3. Peter’s Doxology (4:11b)

1 Peter 4:11 ESV
11 whoever speaks, as one who speaks oracles of God; whoever serves, as one who serves by the strength that God supplies—in order that in everything God may be glorified through Jesus Christ. To him belong glory and dominion forever and ever. Amen.
Even though we may feel powerless within the hostile situations we face, the doxology reminds us that all power belongs to the God we serve in the name of Christ.
‘The chief end of man is to glorify God and to enjoy Him forever’ (Westminster Shorter Catechism). This passage today helps to orient the direction of our lives correctly. The overriding aim of the whole of Christian living is that God’s name be glorified now and in the future (2:12; 4:11).
We have few enough years to live for Christ in this world. Let us not delay to make the most of this magnificent life we have been redeemed, called, and empowered to live, to the glory of God, the honor of Christ, and the amazement of men. If you love others the way that Peter tells you to love them here, you cover a multitude of sins; you use your gifts with a view to blessing and helping others and you will amaze a large number of people. Can we do much better than we have so far done? Of course we can. (Rayburn)

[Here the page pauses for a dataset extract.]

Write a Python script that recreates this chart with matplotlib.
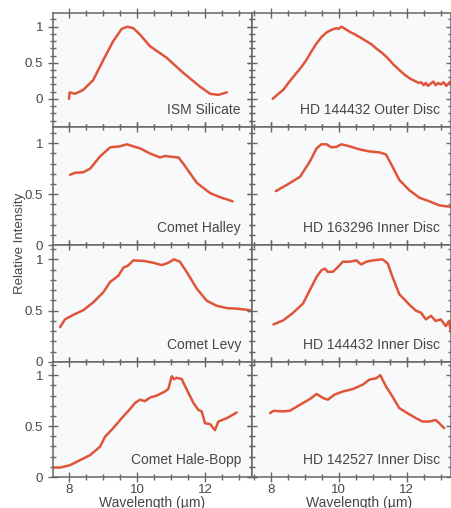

But we can only do so in the empowering grace of God! We must continually call upon Him, constantly turning away fro self to Him to find the strength to wrestle-down every thought that panics us, distrusting Christ and His Word. We must have that grace to drive in the knife to kill our sin of unforgiveness and a grumbling spirit. We must have His grace to learn to love one another earnestly, in order that in everything God my be glorified through Jesus Christ. We must call upon Him now, and call upon Him always!